Task objective: Each entry below should be written out exactly as it is, with no pictures.

Data entries:
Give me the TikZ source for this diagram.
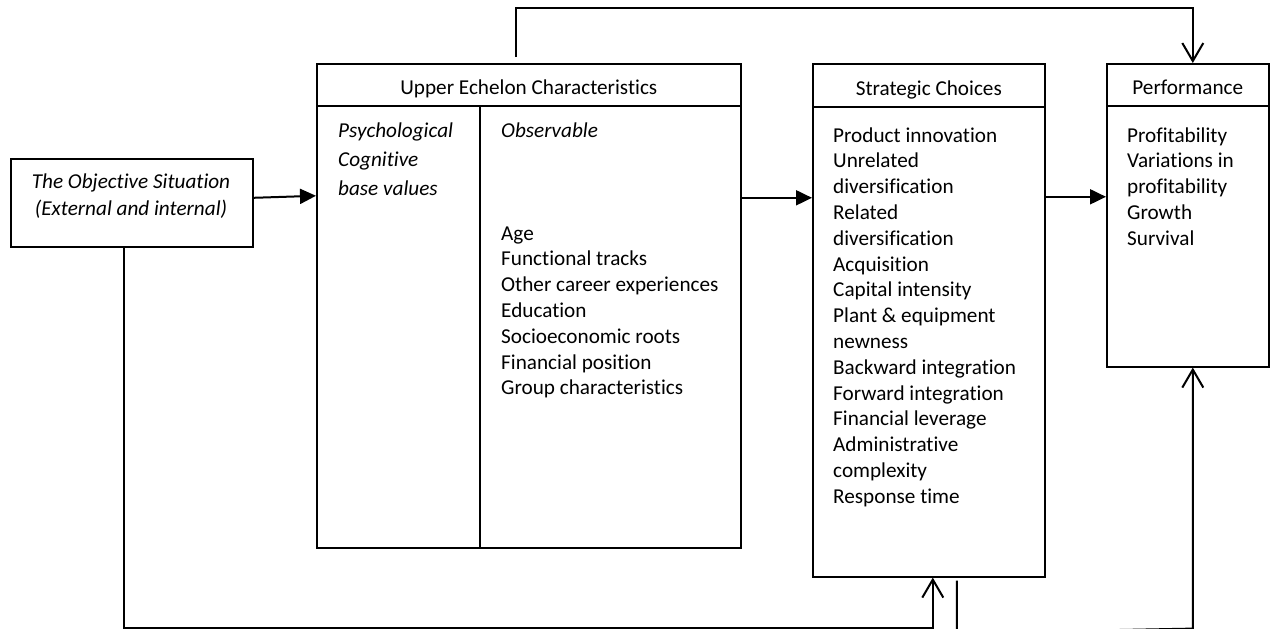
\documentclass[tikz,border=0pt]{standalone}
\usepackage{fontspec}
\setmainfont{Carlito}[Ligatures=NoCommon]
\usetikzlibrary{arrows.meta,calc}
\begin{document}
\begin{tikzpicture}[x=1pt,y=-1pt,
  box/.style={draw, line width=1.6pt, rectangle, inner sep=0pt, anchor=north west},
  rule/.style={line width=1.6pt},
  conn/.style={line width=2pt},
  fillarr/.style={conn, -{Triangle[length=16pt,width=15pt]}},
  openarr/.style={conn, -{Straight Barb[length=18pt,width=21pt]}},
  txt/.style={inner sep=0pt, anchor=base west, font=\fontsize{21.2pt}{25.8pt}\selectfont},
  itxt/.style={inner sep=0pt, anchor=base west, font=\fontsize{21.2pt}{29pt}\selectfont\itshape},
]
\useasboundingbox (0,0) rectangle (1275,629);

% boxes
\node[box, minimum width=242pt, minimum height=88pt] (obj) at (10,158) {};
\node[box, minimum width=424pt, minimum height=484pt] (ue) at (316,63) {};
\node[box, minimum width=232pt, minimum height=513pt] (sc) at (812,63) {};
\node[box, minimum width=162pt, minimum height=303pt] (perf) at (1106,63) {};

% header rules and column divider
\draw[rule] ($(ue.north west)+(0,43)$) -- ($(ue.north east)+(0,43)$);
\draw[rule] ($(ue.north west)+(164,43)$) -- ($(ue.south west)+(164,0)$);
\draw[rule] ($(sc.north west)+(0,44)$) -- ($(sc.north east)+(0,44)$);
\draw[rule] ($(perf.north west)+(0,43)$) -- ($(perf.north east)+(0,43)$);

% texts
\node[itxt, anchor=base, font=\fontsize{21.2pt}{27pt}\selectfont\itshape] (objlbl) at (131,188)
  {\begin{tabular}[t]{@{}c@{}}The Objective Situation\\(External and internal)\end{tabular}};
\node[txt, anchor=base] (uehead) at ($(ue.north)+(0,31)$) {Upper Echelon Characteristics};
\node[txt, anchor=base] (schead) at ($(sc.north)+(0,32)$) {Strategic Choices};
\node[txt, anchor=base] (perfhead) at ($(perf.north)+(0,31)$) {Performance};

\node[itxt] (psy) at (338,137)
  {\begin{tabular}[t]{@{}l@{}}Psychological\\Cognitive\\base values\end{tabular}};
\node[itxt] (obs) at (501,137) {Observable};
\node[txt] (obslist) at (501,240)
  {\begin{tabular}[t]{@{}l@{}}Age\\Functional tracks\\Other career experiences\\Education\\Socioeconomic roots\\Financial position\\Group characteristics\end{tabular}};
\node[txt] (sclist) at (833,142)
  {\begin{tabular}[t]{@{}l@{}}Product innovation\\Unrelated\\diversification\\Related\\diversification\\Acquisition\\Capital intensity\\Plant \& equipment\\newness\\Backward integration\\Forward integration\\Financial leverage\\Administrative\\complexity\\Response time\end{tabular}};
\node[txt] (perflist) at (1127,142)
  {\begin{tabular}[t]{@{}l@{}}Profitability\\Variations in\\profitability\\Growth\\Survival\end{tabular}};

% forward arrows
\coordinate (o1) at ($(obj.east)+(0,-5)$);
\draw[fillarr] (o1) -- ($(o1 -| ue.west)+(0,-2)$);
\draw[fillarr] (ue.east |- o1) -- (sc.west |- o1);
\draw[fillarr] ($(sc.east |- o1)+(0,-1)$) -- ($(perf.west |- o1)+(0,-1)$);

% feedback loops
\coordinate (t0) at ($(ue.north west)+(200,-6)$);
\draw[openarr] (t0) -- ++(0,-49) -| ($(perf.north)+(5,0)$);

\coordinate (b0) at ($(obj.south)+(-8,0)$);
\draw[openarr] (b0) -- ++(0,380) -| ($(sc.south)+(4,0)$);

\coordinate (s0) at ($(sc.south)+(28,3)$);
\coordinate (p0) at ($(perf.south)+(5,0)$);
\draw[openarr] (s0) -- ++(0,52.5) -- ($(p0)+(0,261)$) -- (p0);
\end{tikzpicture}
\end{document}
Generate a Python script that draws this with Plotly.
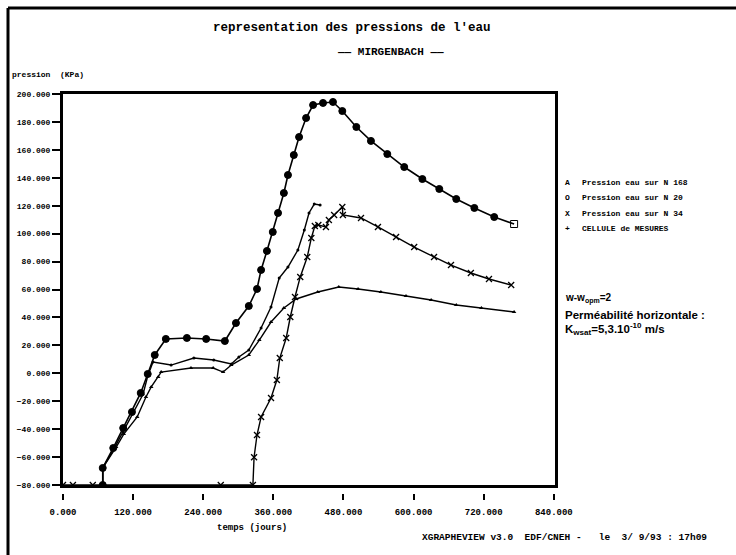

Answer to this exercise:
Give me the TikZ source for this diagram.
\documentclass[tikz,border=0pt]{standalone}
\usepackage{fontspec}
\setmainfont{Carlito}[Ligatures=NoCommon]
\usetikzlibrary{arrows.meta,calc}
\begin{document}
\begin{tikzpicture}[x=1pt,y=-1pt,
  box/.style={draw, line width=1.6pt, rectangle, inner sep=0pt, anchor=north west},
  rule/.style={line width=1.6pt},
  conn/.style={line width=2pt},
  fillarr/.style={conn, -{Triangle[length=16pt,width=15pt]}},
  openarr/.style={conn, -{Straight Barb[length=18pt,width=21pt]}},
  txt/.style={inner sep=0pt, anchor=base west, font=\fontsize{21.2pt}{25.8pt}\selectfont},
  itxt/.style={inner sep=0pt, anchor=base west, font=\fontsize{21.2pt}{29pt}\selectfont\itshape},
]
\useasboundingbox (0,0) rectangle (1275,629);

% boxes
\node[box, minimum width=242pt, minimum height=88pt] (obj) at (10,158) {};
\node[box, minimum width=424pt, minimum height=484pt] (ue) at (316,63) {};
\node[box, minimum width=232pt, minimum height=513pt] (sc) at (812,63) {};
\node[box, minimum width=162pt, minimum height=303pt] (perf) at (1106,63) {};

% header rules and column divider
\draw[rule] ($(ue.north west)+(0,43)$) -- ($(ue.north east)+(0,43)$);
\draw[rule] ($(ue.north west)+(164,43)$) -- ($(ue.south west)+(164,0)$);
\draw[rule] ($(sc.north west)+(0,44)$) -- ($(sc.north east)+(0,44)$);
\draw[rule] ($(perf.north west)+(0,43)$) -- ($(perf.north east)+(0,43)$);

% texts
\node[itxt, anchor=base, font=\fontsize{21.2pt}{27pt}\selectfont\itshape] (objlbl) at (131,188)
  {\begin{tabular}[t]{@{}c@{}}The Objective Situation\\(External and internal)\end{tabular}};
\node[txt, anchor=base] (uehead) at ($(ue.north)+(0,31)$) {Upper Echelon Characteristics};
\node[txt, anchor=base] (schead) at ($(sc.north)+(0,32)$) {Strategic Choices};
\node[txt, anchor=base] (perfhead) at ($(perf.north)+(0,31)$) {Performance};

\node[itxt] (psy) at (338,137)
  {\begin{tabular}[t]{@{}l@{}}Psychological\\Cognitive\\base values\end{tabular}};
\node[itxt] (obs) at (501,137) {Observable};
\node[txt] (obslist) at (501,240)
  {\begin{tabular}[t]{@{}l@{}}Age\\Functional tracks\\Other career experiences\\Education\\Socioeconomic roots\\Financial position\\Group characteristics\end{tabular}};
\node[txt] (sclist) at (833,142)
  {\begin{tabular}[t]{@{}l@{}}Product innovation\\Unrelated\\diversification\\Related\\diversification\\Acquisition\\Capital intensity\\Plant \& equipment\\newness\\Backward integration\\Forward integration\\Financial leverage\\Administrative\\complexity\\Response time\end{tabular}};
\node[txt] (perflist) at (1127,142)
  {\begin{tabular}[t]{@{}l@{}}Profitability\\Variations in\\profitability\\Growth\\Survival\end{tabular}};

% forward arrows
\coordinate (o1) at ($(obj.east)+(0,-5)$);
\draw[fillarr] (o1) -- ($(o1 -| ue.west)+(0,-2)$);
\draw[fillarr] (ue.east |- o1) -- (sc.west |- o1);
\draw[fillarr] ($(sc.east |- o1)+(0,-1)$) -- ($(perf.west |- o1)+(0,-1)$);

% feedback loops
\coordinate (t0) at ($(ue.north west)+(200,-6)$);
\draw[openarr] (t0) -- ++(0,-49) -| ($(perf.north)+(5,0)$);

\coordinate (b0) at ($(obj.south)+(-8,0)$);
\draw[openarr] (b0) -- ++(0,380) -| ($(sc.south)+(4,0)$);

\coordinate (s0) at ($(sc.south)+(28,3)$);
\coordinate (p0) at ($(perf.south)+(5,0)$);
\draw[openarr] (s0) -- ++(0,52.5) -- ($(p0)+(0,261)$) -- (p0);
\end{tikzpicture}
\end{document}
Generate a Python script that draws this with Plotly.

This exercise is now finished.